Lastly started helping my son (his is 6) work on his first entry to the Crystal Dragon painting competition.  A strange diorama (20x14cm) with four small areas with a high brick wall separating the areas with a mix of skeletons (Reaper Bones), scorpions (Reaper Bones) and eagles (Eureka) in each area.  He has a very strong story idea, I’m still getting there.  Of course when my daughter saw that we were doing it, she started working out what she wanted to do.  All about the next generation :)

Monday, June 5, 2017

Banshee Anonymous bust part 2

Pretty much more of the same this week.  I continued to work on the Anonymous bust, working my way around the model and fixing areas up.

Banshee Anonymous bust

First area that needed some work was the back.  The left shoulder blade needed to be made closer to the right shoulder.  Also the lower back area needed the contrast pushed a bit more.
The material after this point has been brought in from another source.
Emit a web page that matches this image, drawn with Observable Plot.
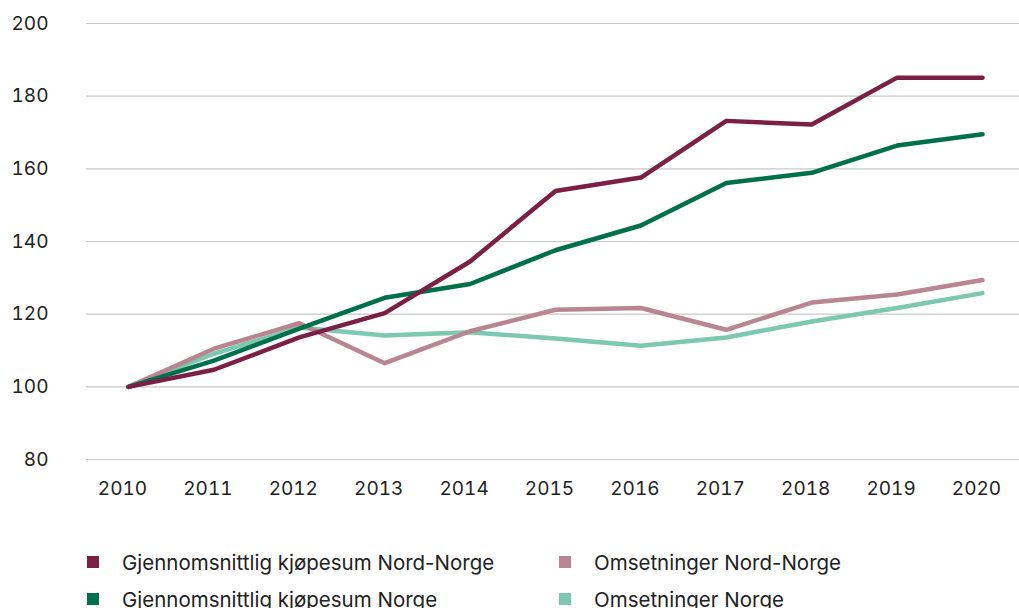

The left side of the neck proved to be the hardest area.  My original attempt had resulted in a very purple skin finish.  Also the hollow areas were much too stark and continued too far up the neck to the head.  I had a very big inverted V on the side of his neck.  This got repainted at least half a dozen times as I just couldn’t get the colour where I wanted it.  Always too purple or too brown, loosing all the orange tones.    In the end I found using VMC Dark Sea blue instead of VMA Armour brown as the shade colour seemed to work.  I think I’m almost there now.
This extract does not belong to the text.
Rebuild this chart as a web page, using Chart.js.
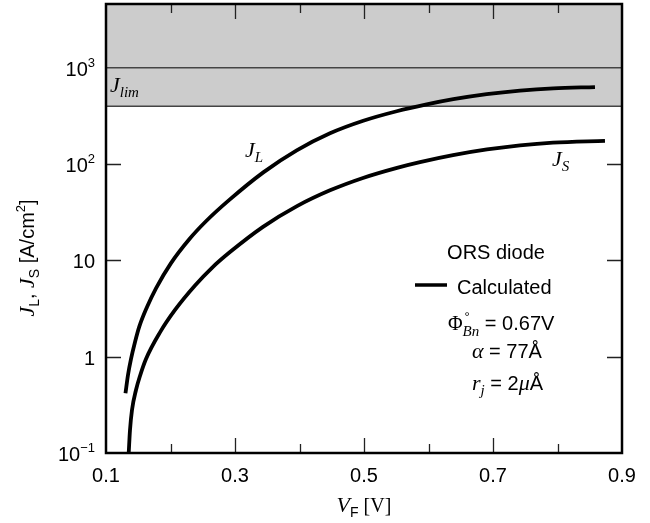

Under the scar area on the left side of the head I put some normal flesh colour at the base of the neck.  This helped define the area and stopped the shading in the hollows of the neck from continuing all the way up the head to the scar area.  The scars were worked on and I added some more dark red/purple shadows next to the flesh lines to make them pop a bit more.



The wife mentioned that the hair stubble didn’t look different enough from the flesh.  So I took the contrast a bit further.  I used very small dots of colour (both the shadow and highlight) over the stubble area and then with a wet brush sumped the dots out much like you would with oil paints.  You have to be quick as the small dots dry very fast.  I used the same technique on the beard.  I probably should have used the flow medium I have to help out there on second thoughts.  The main hair got some more highlights.

Lastly I glued the figure into the base before the final finish up tasks.

This week more touch up work and trying not to ruin things by over fiddling them.